Tuesday, August 15, 2017
The Story of a Settee
Once there was a girl named Kristin who was moving into her first apartment on raucous Langdon Street. It was right across the house from the Alpha Chi Omega house, which was the house she really wanted to pledge as a freshman and which she likely would have deactivated from just as she did the Gamma Phi Betas at the end of her junior year. I think maybe sorority life was just not for her. She made some great friends there though, but she was planning to move in with her best friend Sarah who she had known since kindergarten in Miss Sweet's class.
Living together didn't exactly work out, but when Sarah was home from communing with the Rainbow Gathering, they still spent time together often in the living room at 131 Langdon Street. This settee was a prominent piece in the big, airy room. It came from Kristin's Grandma Rose and joined Sarah's plush orange two-seater, 70s number that she left despite the fact she never stayed. It was quaint. It was eclectic. It was lonely.
Change was looming, decisions were mounting and while it was exciting, it was also a time of trial. Come spring, Kristin graduated and left Madison with her settee. Sarah stayed to finish her degree. She'd lost academic time traveling with the Dead Heads. They lost touch.

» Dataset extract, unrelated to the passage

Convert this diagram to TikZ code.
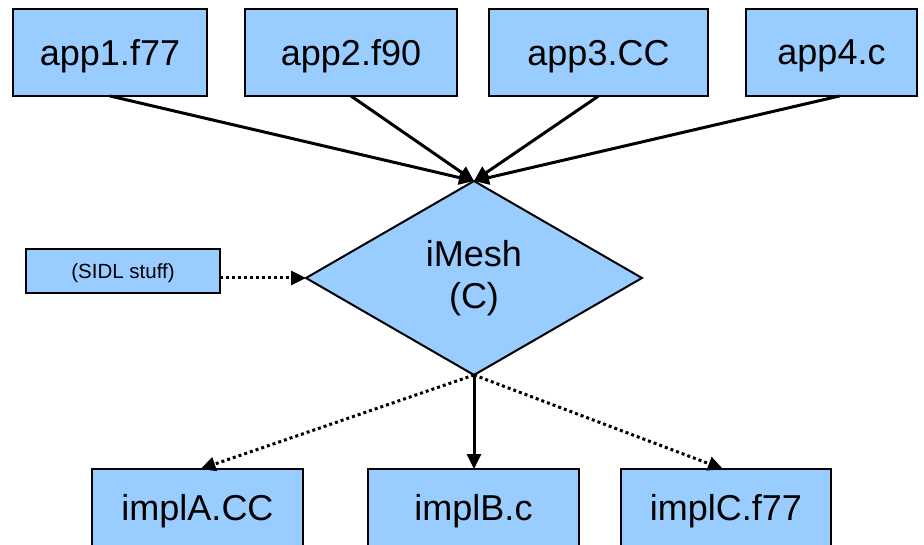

It wasn't the first time and it wouldn't be the last. The friends spent most of elementary school astray only to reconnect in high school. They would cross paths again when Sarah was pregnant with her twin girls and settling down. Then again when they celebrated their 10 year SHS reunion. After Kristin's mom passed. There were always a flurry of confessions, amends, and promises. There was also a sad acceptance that they had neglected a special bond. Over the years, it became clear that they were powerfully connected in ways that transcended the explainable: reaching out or plain running into one another at uncanny times.
So 43 years after Kristin and Sarah first met, and 27 years after 131 Langdon, Kristin snaps a picture of the settee at her Grandma Rose's estate sale and she forwards it to Sarah. Sarah recognizes it and also the significance of receiving it on a day filled with packing up her girls for a fast approaching move to college. They both know it to be a universe moment, and they're both listening because they don't believe in coincidence or happenstance.